Problem details | Exactly the lines from the one containing "Output the web" through the one containing "const EDGE = 'rgba(96,96,150,0.9)';" are to be returned, please, without any pictures.

The input |
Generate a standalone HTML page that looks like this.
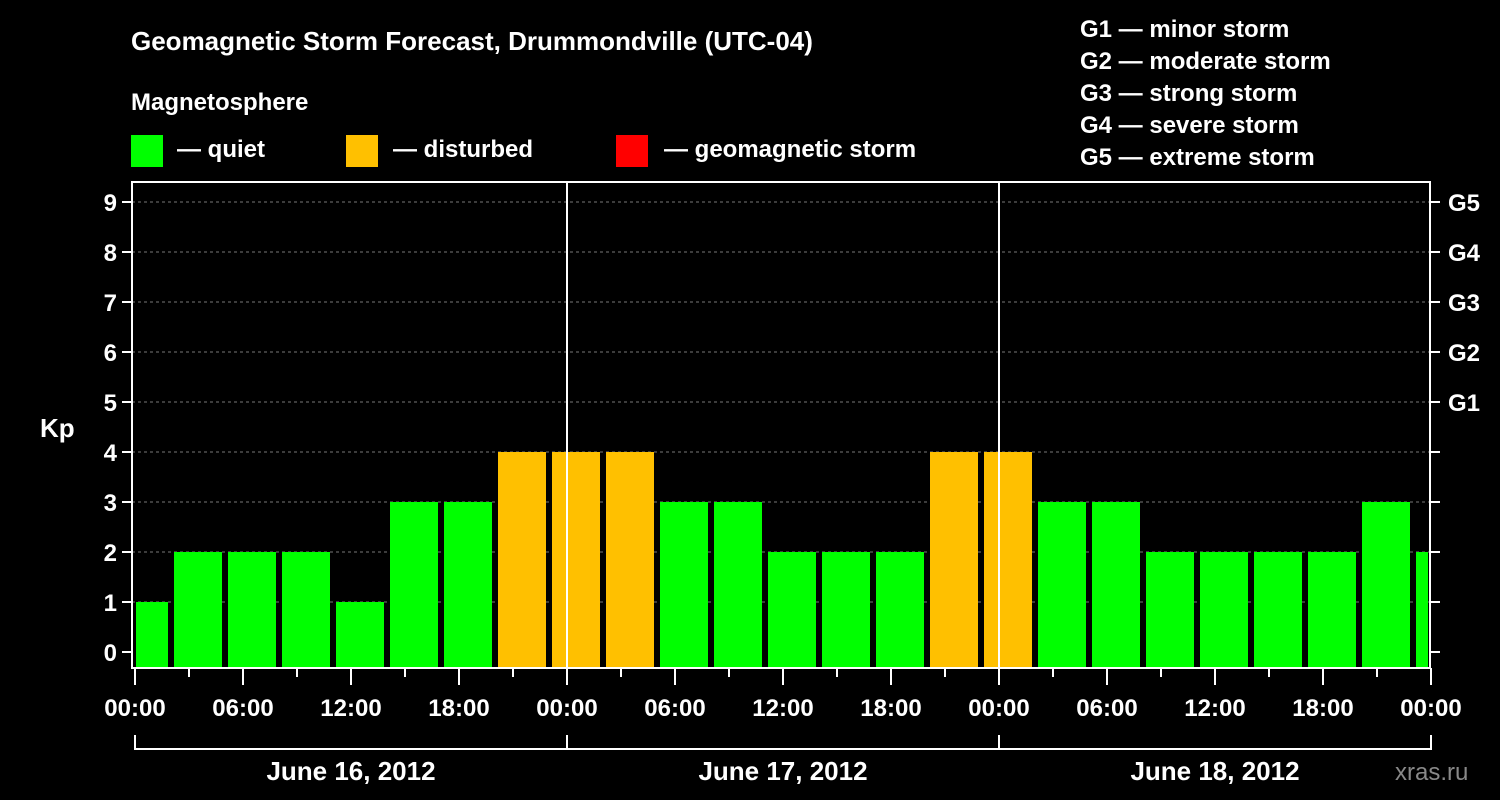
<!DOCTYPE html>
<html><head><meta charset="utf-8"><style>
body{margin:0;background:#000;}
svg{display:block;font-family:"Liberation Sans",Arial,sans-serif;font-weight:bold;}
</style></head><body>
<svg id="c" width="1500" height="800" viewBox="0 0 1500 800">
<rect width="1500" height="800" fill="#000"/>
<text x="131" y="50" fill="#fff" font-size="26">Geomagnetic Storm Forecast, Drummondville (UTC-04)</text>
<text x="131" y="110" fill="#fff" font-size="24">Magnetosphere</text>
<g><rect x="131" y="135" width="32" height="32" fill="#00ff00"/><text x="177" y="157" fill="#fff" font-size="24">— quiet</text></g>
<g><rect x="346" y="135" width="32" height="32" fill="#ffc000"/><text x="393" y="157" fill="#fff" font-size="24">— disturbed</text></g>
<g><rect x="616" y="135" width="32" height="32" fill="#ff0000"/><text x="664" y="157" fill="#fff" font-size="24">— geomagnetic storm</text></g>
<g fill="#fff" font-size="24">
<text x="1080" y="37">G1 — minor storm</text>
<text x="1080" y="69">G2 — moderate storm</text>
<text x="1080" y="101">G3 — strong storm</text>
<text x="1080" y="133">G4 — severe storm</text>
<text x="1080" y="165">G5 — extreme storm</text>
</g>
<text x="40" y="437" fill="#fff" font-size="26">Kp</text>
<text x="1395" y="780" fill="#888" font-size="24" font-weight="normal">xras.ru</text>
<g id="grid"></g><g id="bars"></g><g id="axes"></g>
</svg>
<script>
const kpValues=[1,2,2,2,1,3,3,4,4,4,3,3,2,2,2,4,4,3,3,2,2,2,2,3,2];
const slotStartHours=[-1,2,5,8,11,14,17,20,23,26,29,32,35,38,41,44,47,50,53,56,59,62,65,68,71];
const yTicks=[0,1,2,3,4,5,6,7,8,9];
const gLabels=["G1","G2","G3","G4","G5"];
const gLevels=[5,6,7,8,9];
const hourLabels=["00:00","06:00","12:00","18:00","00:00","06:00","12:00","18:00","00:00","06:00","12:00","18:00","00:00"];
const dayLabels=["June 16, 2012","June 17, 2012","June 18, 2012"];
const NS="http://www.w3.org/2000/svg";
const X0=135,PX_H=18,L=132,R=1430,T=182,B=668;
const x=h=>X0+h*PX_H, y=v=>652-v*50;
function mk(t,a,p){const e=document.createElementNS(NS,t);for(const k in a)e.setAttribute(k,a[k]);p.appendChild(e);return e;}
const grid=document.getElementById('grid'),bars=document.getElementById('bars'),axes=document.getElementById('axes');
yTicks.forEach(v=>{
 if(v>0){const g=mk('line',{x1:L,x2:R,y1:y(v),y2:y(v),stroke:'#777','stroke-dasharray':'3,3'},grid);
 
 }
 mk('line',{x1:L-10,x2:L,y1:y(v),y2:y(v),stroke:'#fff','stroke-width':2},axes);
 mk('line',{x1:R,x2:R+10,y1:y(v),y2:y(v),stroke:'#fff','stroke-width':2},axes);
 const t=mk('text',{x:L-15,y:y(v)+9,fill:'#fff','font-size':24,'text-anchor':'end'},axes);t.textContent=v;
 
 
});
gLevels.forEach((v,i)=>{const t=mk('text',{x:1448,y:y(v)+9,fill:'#fff','font-size':24},axes);t.textContent=gLabels[i];
 
 });
kpValues.forEach((v,i)=>{
 const s=slotStartHours[i];let x1=Math.max(x(s)+3,L+4),x2=Math.min(x(s+3)-3,R-2);
 const col=v>=5?'#ff0000':v>=4?'#ffc000':'#00ff00';
 const r=mk('rect',{x:x1,y:y(v),width:x2-x1,height:B-1-y(v),fill:col},bars);
 
 
});
[1,2].forEach(d=>mk('line',{x1:x(24*d),x2:x(24*d),y1:T,y2:B,stroke:'#fff','stroke-width':2},axes));
mk('rect',{x:L,y:T,width:R-L,height:B-T,fill:'none',stroke:'#fff','stroke-width':2},axes);
for(let h=0;h<=72;h+=3){mk('line',{x1:x(h),x2:x(h),y1:B,y2:B+(h%6==0?17:9),stroke:'#fff','stroke-width':2},axes);}
hourLabels.forEach((l,i)=>{const t=mk('text',{x:x(i*6),y:716,fill:'#fff','font-size':24,'text-anchor':'middle'},axes);t.textContent=l;
 
 });
dayLabels.forEach((l,i)=>{
 mk('path',{d:`M${x(24*i)},735V749H${x(24*i+24)}V735`,fill:'none',stroke:'#fff','stroke-width':2},axes);
 const t=mk('text',{x:x(24*i+12),y:780,fill:'#fff','font-size':26,'text-anchor':'middle'},axes);t.textContent=l;
 
 
});
</script>
</body></html>
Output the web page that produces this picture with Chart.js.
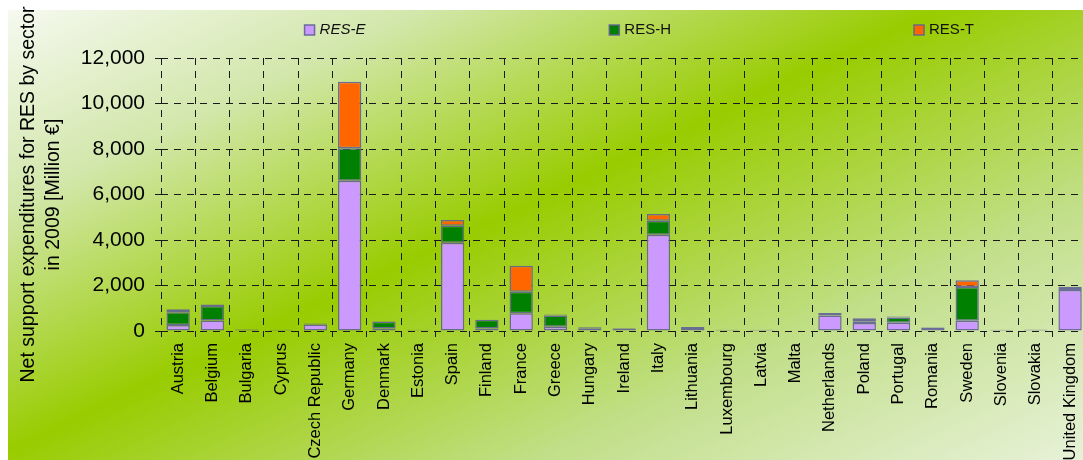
<!DOCTYPE html>
<html>
<head>
<meta charset="utf-8">
<script src="https://cdn.jsdelivr.net/npm/chart.js@4.4.0/dist/chart.umd.min.js"></script>
<style>
  html, body { margin: 0; padding: 0; overflow: hidden; background: #fff; }
  #wrap { width: 1096px; height: 460px; }
</style>
</head>
<body>
<div id="wrap"><canvas id="c" width="1096" height="460"></canvas></div>
<script>
// Net support expenditures for RES by sector, 2009 [Million €]
const countries = ['Austria', 'Belgium', 'Bulgaria', 'Cyprus', 'Czech Republic', 'Germany', 'Denmark', 'Estonia',
  'Spain', 'Finland', 'France', 'Greece', 'Hungary', 'Ireland', 'Italy', 'Lithuania', 'Luxembourg', 'Latvia',
  'Malta', 'Netherlands', 'Poland', 'Portugal', 'Romania', 'Sweden', 'Slovenia', 'Slovakia', 'United Kingdom'];
const resE = [260, 460, 60, 40, 290, 6600, 110, 30, 3880, 110, 780, 190, 120, 110, 4230, 40, 40, 40, 0, 680, 350, 360, 140, 450, 50, 60, 1800];
const resH = [560, 640, 20, 10, 40, 1430, 300, 20, 750, 380, 950, 490, 40, 20, 620, 140, 10, 20, 0, 110, 80, 230, 20, 1480, 0, 10, 90];
const resT = [140, 60, 0, 0, 0, 2930, 20, 0, 250, 10, 1140, 50, 0, 0, 290, 0, 0, 0, 0, 0, 130, 50, 0, 300, 0, 0, 60];

const FONT = '"Liberation Sans", Arial, sans-serif';
const EDGE = 'rgba(96,96,150,0.9)';

// green diagonal backdrop
const bgPlugin = {
  id: 'bg',
  beforeDraw(chart) {
    const { ctx, width, height } = chart;
    ctx.save();
    ctx.fillStyle = '#fff';
    ctx.fillRect(0, 0, width, height);
    const g = ctx.createLinearGradient(8, 10, 388, 810);
    g.addColorStop(0, '#f6f9f0');
    g.addColorStop(0.2, '#d2e7ab');
    g.addColorStop(0.45, '#99cc00');
    g.addColorStop(0.72, '#c2df8a');
    g.addColorStop(1, '#eaf3df');
    ctx.fillStyle = g;
    ctx.fillRect(8, 10, width - 8, height - 10);
    ctx.restore();
  }
};

// legend spread across the top, one column per sector
const legendPlugin = {
  id: 'spreadLegend',
  afterDraw(chart) {
    const { ctx, chartArea: a } = chart;
    const w = a.right - a.left;
    ctx.save();
    chart.data.datasets.forEach((ds, i) => {
      const x = a.left + w * (0.155 + i * 0.329);
      const y = 30;
      ctx.fillStyle = ds.backgroundColor;
      ctx.fillRect(x, y - 5, 10, 10);
      ctx.strokeStyle = ds.borderColor;
      ctx.lineWidth = 1.5;
      ctx.strokeRect(x, y - 5, 10, 10);
      ctx.font = (ds.legendItalic ? 'italic ' : '') + '15px ' + FONT;
      ctx.fillStyle = '#111';
      ctx.textBaseline = 'middle';
      ctx.fillText(ds.label, x + 15, y);
    });
    ctx.restore();
  }
};

const mkSet = (label, data, color, extra) => Object.assign({
  label, data, backgroundColor: color, borderColor: EDGE, borderWidth: 1.5, borderSkipped: false,
  categoryPercentage: 1, barPercentage: 0.68, stack: 's'
}, extra || {});

const gridOpts = { color: '#1a1a1a', lineWidth: 1, tickLength: 6, tickColor: '#1a1a1a' };

new Chart(document.getElementById('c').getContext('2d'), {
  type: 'bar',
  data: {
    labels: countries,
    datasets: [
      mkSet('RES-E', resE, '#cc99ff', { legendItalic: true }),
      mkSet('RES-H', resH, '#008000'),
      mkSet('RES-T', resT, '#ff6600'),
    ]
  },
  options: {
    responsive: false, animation: false, devicePixelRatio: 1,
    layout: { padding: { top: 58, left: 10, right: 6, bottom: 0 } },
    plugins: { legend: { display: false }, tooltip: { enabled: false } },
    scales: {
      x: {
        stacked: true,
        border: { display: false, dash: [7, 6] },
        grid: gridOpts,
        ticks: { color: '#000', autoSkip: false, minRotation: 90, maxRotation: 90, padding: 6, font: { size: 16.5, family: FONT } },
        afterFit: s => { s.height = 129; }
      },
      y: {
        stacked: true, min: 0, max: 12000,
        border: { display: false, dash: [7, 6] },
        grid: gridOpts,
        ticks: { stepSize: 2000, color: '#000', padding: 10, font: { size: 21, family: FONT },
          callback: v => v.toLocaleString('en-US') },
        title: {
          display: true, color: '#000',
          text: ['Net support expenditures for RES by sector', 'in 2009 [Million €]'],
          font: { size: 19.5, family: FONT, lineHeight: 1.28 },
          padding: { top: 6, bottom: 15 }
        },
        afterFit: s => { s.width = 151; }
      }
    }
  },
  plugins: [bgPlugin, legendPlugin]
});
</script>
</body>
</html>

Response below |
Output the web page that produces this picture with Chart.js.
<!DOCTYPE html>
<html>
<head>
<meta charset="utf-8">
<script src="https://cdn.jsdelivr.net/npm/chart.js@4.4.0/dist/chart.umd.min.js"></script>
<style>
  html, body { margin: 0; padding: 0; overflow: hidden; background: #fff; }
  #wrap { width: 1096px; height: 460px; }
</style>
</head>
<body>
<div id="wrap"><canvas id="c" width="1096" height="460"></canvas></div>
<script>
// Net support expenditures for RES by sector, 2009 [Million €]
const countries = ['Austria', 'Belgium', 'Bulgaria', 'Cyprus', 'Czech Republic', 'Germany', 'Denmark', 'Estonia',
  'Spain', 'Finland', 'France', 'Greece', 'Hungary', 'Ireland', 'Italy', 'Lithuania', 'Luxembourg', 'Latvia',
  'Malta', 'Netherlands', 'Poland', 'Portugal', 'Romania', 'Sweden', 'Slovenia', 'Slovakia', 'United Kingdom'];
const resE = [260, 460, 60, 40, 290, 6600, 110, 30, 3880, 110, 780, 190, 120, 110, 4230, 40, 40, 40, 0, 680, 350, 360, 140, 450, 50, 60, 1800];
const resH = [560, 640, 20, 10, 40, 1430, 300, 20, 750, 380, 950, 490, 40, 20, 620, 140, 10, 20, 0, 110, 80, 230, 20, 1480, 0, 10, 90];
const resT = [140, 60, 0, 0, 0, 2930, 20, 0, 250, 10, 1140, 50, 0, 0, 290, 0, 0, 0, 0, 0, 130, 50, 0, 300, 0, 0, 60];

const FONT = '"Liberation Sans", Arial, sans-serif';
const EDGE = 'rgba(96,96,150,0.9)';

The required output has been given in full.